***** Dataset rows *****

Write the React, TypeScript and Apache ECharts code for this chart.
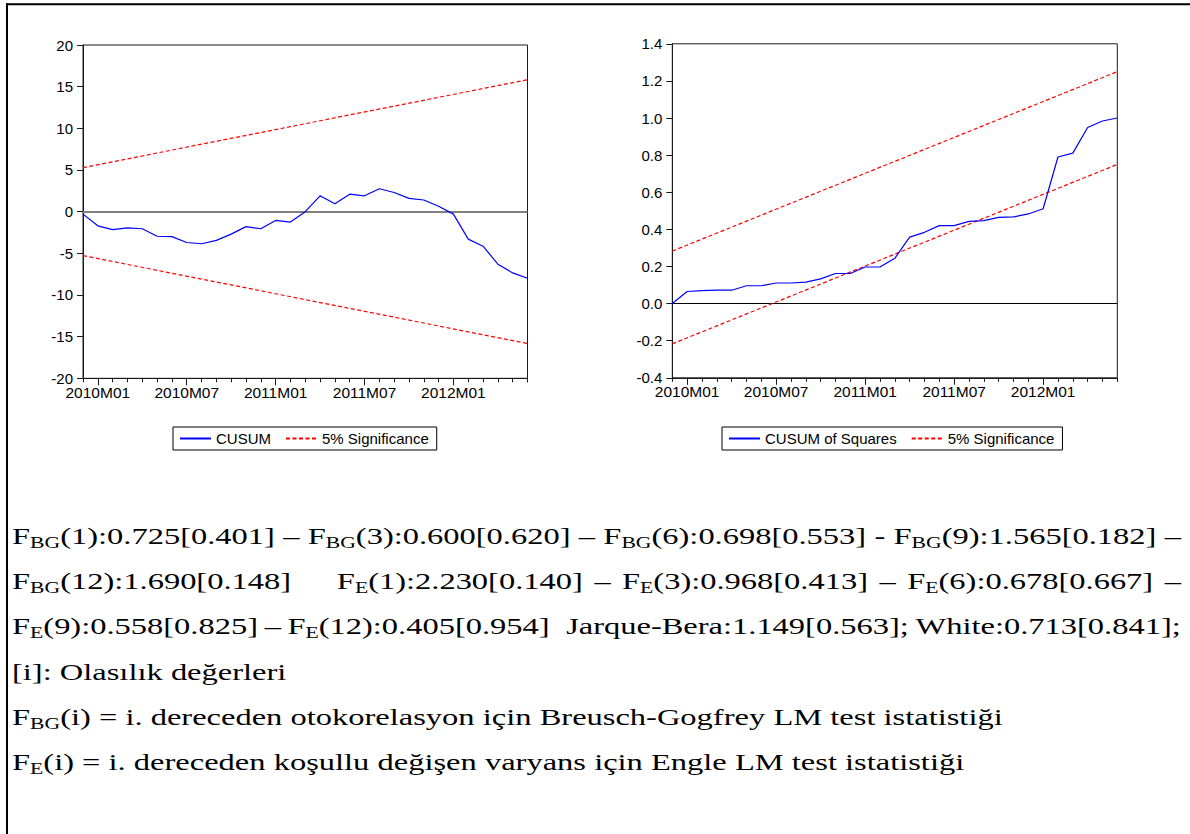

*****
***** Dataset rows *****

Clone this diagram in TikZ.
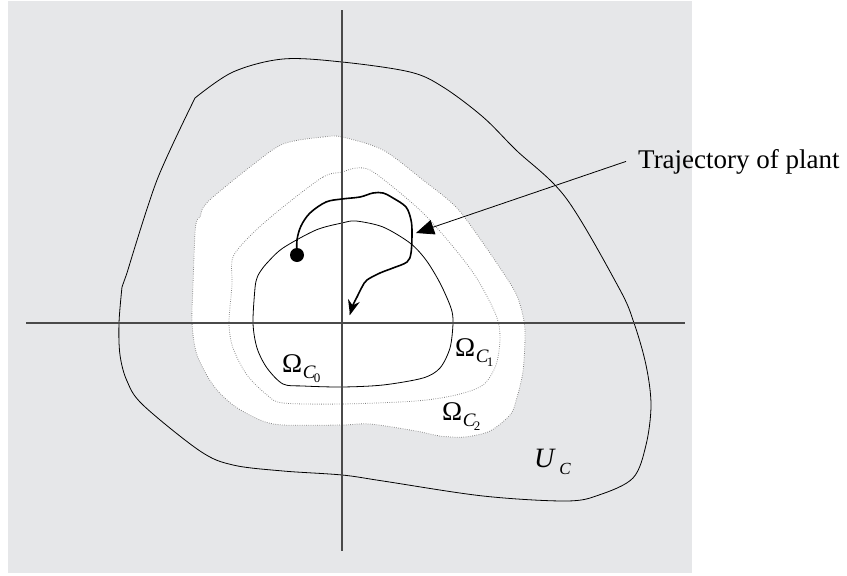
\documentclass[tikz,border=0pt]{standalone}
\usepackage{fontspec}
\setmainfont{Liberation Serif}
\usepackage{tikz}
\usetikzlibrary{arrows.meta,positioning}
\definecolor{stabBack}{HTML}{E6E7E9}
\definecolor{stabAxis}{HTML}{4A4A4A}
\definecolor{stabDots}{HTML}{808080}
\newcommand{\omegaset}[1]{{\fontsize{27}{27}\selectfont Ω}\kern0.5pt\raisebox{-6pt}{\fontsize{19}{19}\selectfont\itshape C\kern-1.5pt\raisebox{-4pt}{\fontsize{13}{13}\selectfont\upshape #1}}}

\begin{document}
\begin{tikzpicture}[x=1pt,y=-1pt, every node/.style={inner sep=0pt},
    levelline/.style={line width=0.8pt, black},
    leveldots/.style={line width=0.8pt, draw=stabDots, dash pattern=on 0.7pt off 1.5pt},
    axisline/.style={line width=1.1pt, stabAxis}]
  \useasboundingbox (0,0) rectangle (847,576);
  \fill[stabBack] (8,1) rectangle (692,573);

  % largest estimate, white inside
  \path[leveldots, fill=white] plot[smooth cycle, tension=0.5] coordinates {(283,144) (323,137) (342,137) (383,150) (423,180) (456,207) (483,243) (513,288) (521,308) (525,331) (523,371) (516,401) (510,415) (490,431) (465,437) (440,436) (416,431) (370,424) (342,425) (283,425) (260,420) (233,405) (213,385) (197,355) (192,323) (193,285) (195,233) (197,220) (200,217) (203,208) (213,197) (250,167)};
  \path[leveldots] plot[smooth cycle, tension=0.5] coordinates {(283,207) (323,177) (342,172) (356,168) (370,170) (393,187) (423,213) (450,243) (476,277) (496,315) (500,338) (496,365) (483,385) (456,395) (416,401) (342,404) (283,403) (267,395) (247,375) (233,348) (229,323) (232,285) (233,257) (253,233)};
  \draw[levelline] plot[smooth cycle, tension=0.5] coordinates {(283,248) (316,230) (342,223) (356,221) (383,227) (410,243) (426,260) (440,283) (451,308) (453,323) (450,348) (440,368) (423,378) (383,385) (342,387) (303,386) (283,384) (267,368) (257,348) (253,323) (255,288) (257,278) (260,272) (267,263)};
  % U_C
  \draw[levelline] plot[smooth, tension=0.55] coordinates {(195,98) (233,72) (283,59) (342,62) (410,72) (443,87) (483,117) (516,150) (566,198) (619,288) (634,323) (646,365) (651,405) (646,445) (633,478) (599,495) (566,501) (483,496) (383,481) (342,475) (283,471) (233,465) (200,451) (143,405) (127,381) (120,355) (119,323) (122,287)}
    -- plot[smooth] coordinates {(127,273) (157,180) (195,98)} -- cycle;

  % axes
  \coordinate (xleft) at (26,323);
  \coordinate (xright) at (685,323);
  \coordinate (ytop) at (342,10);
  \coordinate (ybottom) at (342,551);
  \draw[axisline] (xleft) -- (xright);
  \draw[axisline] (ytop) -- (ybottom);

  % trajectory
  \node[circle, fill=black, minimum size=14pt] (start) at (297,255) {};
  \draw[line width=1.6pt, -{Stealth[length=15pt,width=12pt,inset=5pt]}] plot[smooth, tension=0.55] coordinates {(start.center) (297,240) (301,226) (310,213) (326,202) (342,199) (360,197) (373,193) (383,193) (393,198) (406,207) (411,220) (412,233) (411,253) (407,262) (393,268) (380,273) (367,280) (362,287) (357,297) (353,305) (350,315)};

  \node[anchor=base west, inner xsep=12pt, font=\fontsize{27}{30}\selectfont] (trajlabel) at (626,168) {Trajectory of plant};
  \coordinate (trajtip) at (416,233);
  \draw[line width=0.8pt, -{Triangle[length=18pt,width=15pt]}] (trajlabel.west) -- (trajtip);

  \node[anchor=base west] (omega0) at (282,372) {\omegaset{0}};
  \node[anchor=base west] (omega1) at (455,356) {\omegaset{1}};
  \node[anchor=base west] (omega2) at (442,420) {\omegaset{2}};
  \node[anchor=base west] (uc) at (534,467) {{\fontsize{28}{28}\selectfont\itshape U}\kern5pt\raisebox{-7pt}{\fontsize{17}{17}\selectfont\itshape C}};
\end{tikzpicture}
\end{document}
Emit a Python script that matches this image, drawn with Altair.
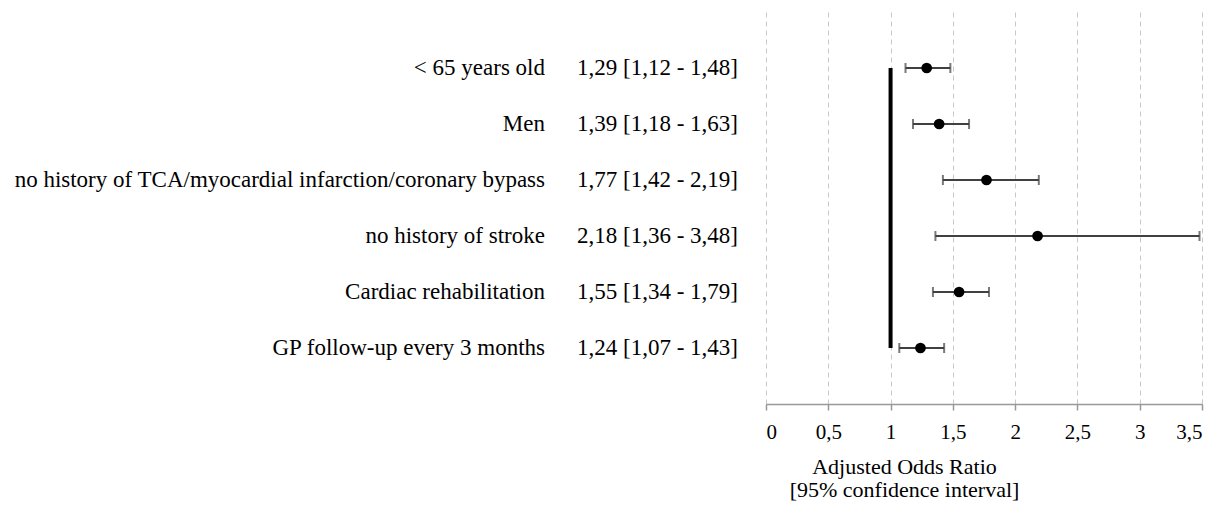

*****

[What is needed]
Above are records with pictures. Reproduce exactly only the lines from the line with "Clone this diagram in TikZ." through the line with "(8,1) rectangle (692,573);", both ends included, and leave the pictures out.

[Written answer]
Clone this diagram in TikZ.
\documentclass[tikz,border=0pt]{standalone}
\usepackage{fontspec}
\setmainfont{Liberation Serif}
\usepackage{tikz}
\usetikzlibrary{arrows.meta,positioning}
\definecolor{stabBack}{HTML}{E6E7E9}
\definecolor{stabAxis}{HTML}{4A4A4A}
\definecolor{stabDots}{HTML}{808080}
\newcommand{\omegaset}[1]{{\fontsize{27}{27}\selectfont Ω}\kern0.5pt\raisebox{-6pt}{\fontsize{19}{19}\selectfont\itshape C\kern-1.5pt\raisebox{-4pt}{\fontsize{13}{13}\selectfont\upshape #1}}}

\begin{document}
\begin{tikzpicture}[x=1pt,y=-1pt, every node/.style={inner sep=0pt},
    levelline/.style={line width=0.8pt, black},
    leveldots/.style={line width=0.8pt, draw=stabDots, dash pattern=on 0.7pt off 1.5pt},
    axisline/.style={line width=1.1pt, stabAxis}]
  \useasboundingbox (0,0) rectangle (847,576);
  \fill[stabBack] (8,1) rectangle (692,573);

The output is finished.